Task objective.
Print word for word the first line of the listing below and every line after it, through the line with "(vir2) at (300,451)". Leave out the pictures and the rest.

Available data.
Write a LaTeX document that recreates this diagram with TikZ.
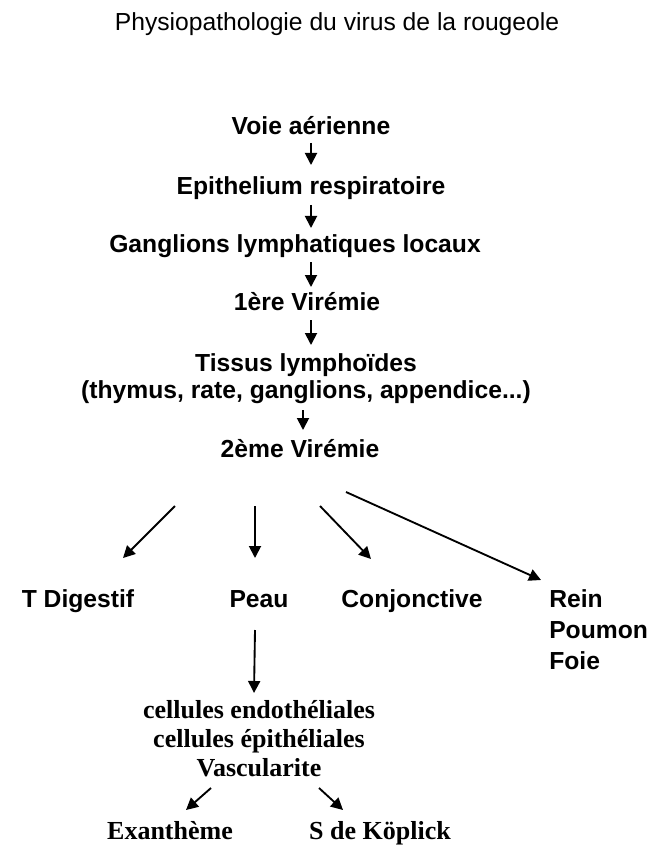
\documentclass[tikz,border=0pt]{standalone}
\usepackage{fontspec}
\setmainfont{Liberation Sans}
\newfontfamily\timesbf{Liberation Serif}
\usetikzlibrary{arrows.meta}

\begin{document}
\begin{tikzpicture}[x=0.75pt,y=-0.75pt,
        etape/.style={inner sep=0pt,text height=13.5pt,text depth=4pt,font=\fontsize{18.5}{20}\selectfont\bfseries},
        serif/.style={inner sep=0pt,align=center,font=\timesbf\fontsize{19.5}{21.75}\selectfont\bfseries},
        fleche/.style={line width=1.4pt,-{Triangle[width=9pt,length=9pt]}}]
        \useasboundingbox (0,0) rectangle (659,852);

        \node[inner sep=0pt,font=\fontsize{18.5}{20}\selectfont] (titre) at (337,24) {Physiopathologie du virus de la rougeole};

        % chaine principale
        \node[etape] (voie) at (311,128) {Voie aérienne};
        \node[etape] (epith) at (311,188) {Epithelium respiratoire};
        \node[etape] (gang) at (295,246) {Ganglions lymphatiques locaux};
        \node[etape] (vir1) at (307,304) {1ère Virémie};
        \node[etape,text height=,text depth=,align=center,font=\fontsize{18.5}{20.25}\selectfont\bfseries] (tissus) at (306,379) {Tissus lymphoïdes\\(thymus, rate, ganglions, appendice...)};
        \node[etape] (vir2) at (300,451) {2ème Virémie};

        \draw[fleche] ([shift={(0,15)}]voie.center) -- ([shift={(0,-23)}]epith.center);
        \draw[fleche] ([shift={(0,17)}]epith.center) -- ([shift={(16,-18)}]gang.center);
        \draw[fleche] ([shift={(16,16)}]gang.center) -- ([shift={(4,-17)}]vir1.center);
        \draw[fleche] ([shift={(4,16)}]vir1.center) -- ([shift={(5,-34)}]tissus.center);
        \draw[fleche] ([shift={(-3,31)}]tissus.center) -- ([shift={(3,-21)}]vir2.center);

        % organes
        \node[etape] (digestif) at (78,601) {T Digestif};
        \node[etape] (peau) at (259,601) {Peau};
        \node[etape] (conj) at (412,601) {Conjonctive};
        \node[etape,text height=,text depth=,anchor=north west,align=left,font=\fontsize{18.5}{23.25}\selectfont\bfseries] (reins) at (549,589) {Rein\\Poumon\\Foie};

        \draw[fleche] ([shift={(-125,55)}]vir2.center) -- ([shift={(45,-43)}]digestif.center);
        \draw[fleche] ([shift={(-45,55)}]vir2.center) -- ([shift={(-4,-43)}]peau.center);
        \draw[fleche] ([shift={(20,55)}]vir2.center) -- ([shift={(-41,-42)}]conj.center);
        \draw[fleche] ([shift={(46,41)}]vir2.center) -- ([shift={(-8,-9)}]reins.north west);

        % peau
        \node[serif] (cellules) at (259,739) {cellules endothéliales\\cellules épithéliales\\Vascularite};
        \node[serif,text height=14pt,text depth=4pt] (exanth) at (170,833) {Exanthème};
        \node[serif,text height=14pt,text depth=4pt] (koplick) at (380,833) {S de Köplick};

        \draw[fleche] ([shift={(-4,29)}]peau.center) -- ([shift={(-5,-46)}]cellules.center);
        \draw[fleche] ([shift={(-48,49)}]cellules.center) -- ([shift={(16,-23)}]exanth.center);
        \draw[fleche] ([shift={(60,49)}]cellules.center) -- ([shift={(-37,-23)}]koplick.center);
\end{tikzpicture}
\end{document}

Response to the task.
Write a LaTeX document that recreates this diagram with TikZ.
\documentclass[tikz,border=0pt]{standalone}
\usepackage{fontspec}
\setmainfont{Liberation Sans}
\newfontfamily\timesbf{Liberation Serif}
\usetikzlibrary{arrows.meta}

\begin{document}
\begin{tikzpicture}[x=0.75pt,y=-0.75pt,
        etape/.style={inner sep=0pt,text height=13.5pt,text depth=4pt,font=\fontsize{18.5}{20}\selectfont\bfseries},
        serif/.style={inner sep=0pt,align=center,font=\timesbf\fontsize{19.5}{21.75}\selectfont\bfseries},
        fleche/.style={line width=1.4pt,-{Triangle[width=9pt,length=9pt]}}]
        \useasboundingbox (0,0) rectangle (659,852);

        \node[inner sep=0pt,font=\fontsize{18.5}{20}\selectfont] (titre) at (337,24) {Physiopathologie du virus de la rougeole};

        % chaine principale
        \node[etape] (voie) at (311,128) {Voie aérienne};
        \node[etape] (epith) at (311,188) {Epithelium respiratoire};
        \node[etape] (gang) at (295,246) {Ganglions lymphatiques locaux};
        \node[etape] (vir1) at (307,304) {1ère Virémie};
        \node[etape,text height=,text depth=,align=center,font=\fontsize{18.5}{20.25}\selectfont\bfseries] (tissus) at (306,379) {Tissus lymphoïdes\\(thymus, rate, ganglions, appendice...)};
        \node[etape] (vir2) at (300,451) {2ème Virémie};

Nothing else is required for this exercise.